Mikhail, E. H., editor. Brendan Behan, Interviews and Recollections. 2 vols., Barnes & Noble Books, 1982. A collection of extracts from published memoirs and interviews given by those who knew Behan. Contains fifty-one items in volume 1 and fifty-five in volume 2. Mikhail’s introduction insightfully compares Behan and Oscar Wilde.
O’Connor, Ulick. Brendan. 1970. Prentice-Hall, 1971. A judicious biographical and critical study that effectively captures not only Behan’s charm and wit as a raconteur and celebrity but also the self-destructiveness and pain of his later life. Offers photographs, notes, and a bibliography.
O’Sullivan, Michael. Brendan Behan: A Life. Blackwater Press, 1997. A compelling, definitive biography that draws on a major collection of Behan’s prison correspondence and documents, as well as interviews with family members, friends, fellow writers, and Behan’s editors and producers. Includes bibliographical references and an index.

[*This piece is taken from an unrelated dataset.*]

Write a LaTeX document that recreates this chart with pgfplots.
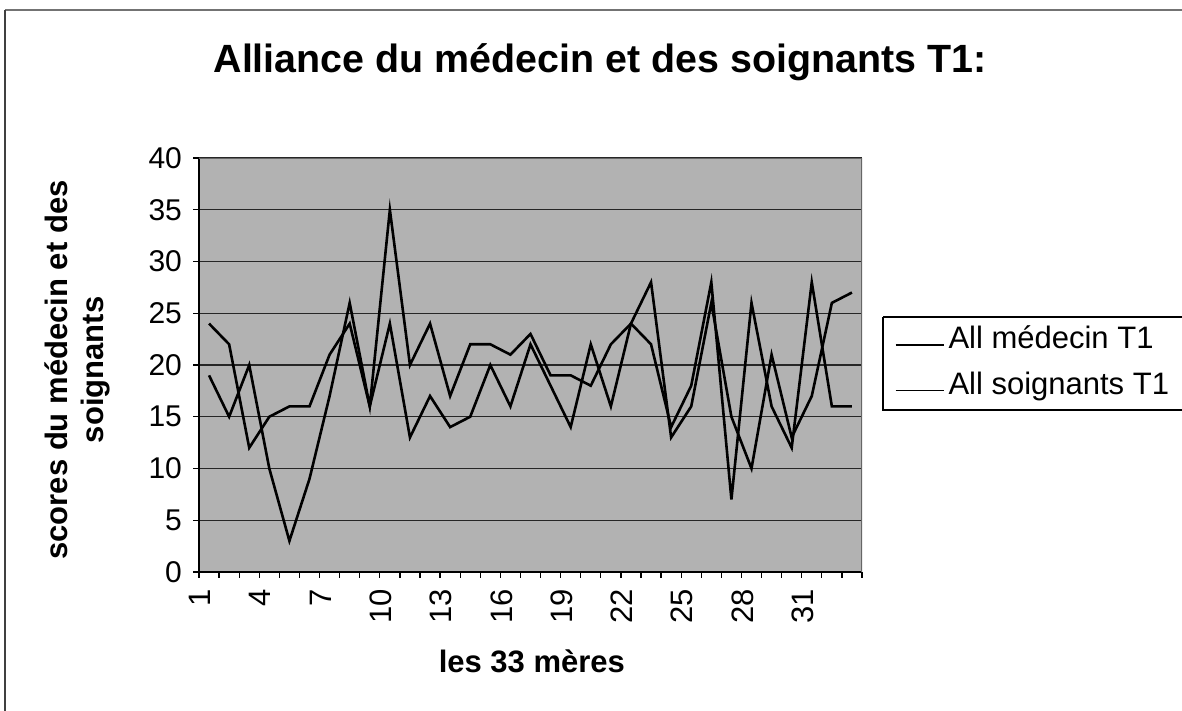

Witoszek, Walentyna. “The Funeral Comedy of Brendan Behan.” Études irlandaises, vol. 11, no. 1, 1986, pp. 83–91. Discusses the puzzling presence of laughter in Behan’s writings in which execution is imminent. Though Death is the “central character” in all Behan’s plays, there is also an orgiastic atmosphere of carnival madness, which is analyzed in terms of ritual, the Irish image of the laughing death, and Mikhail Bakhtin’s theories of the carnivalesque.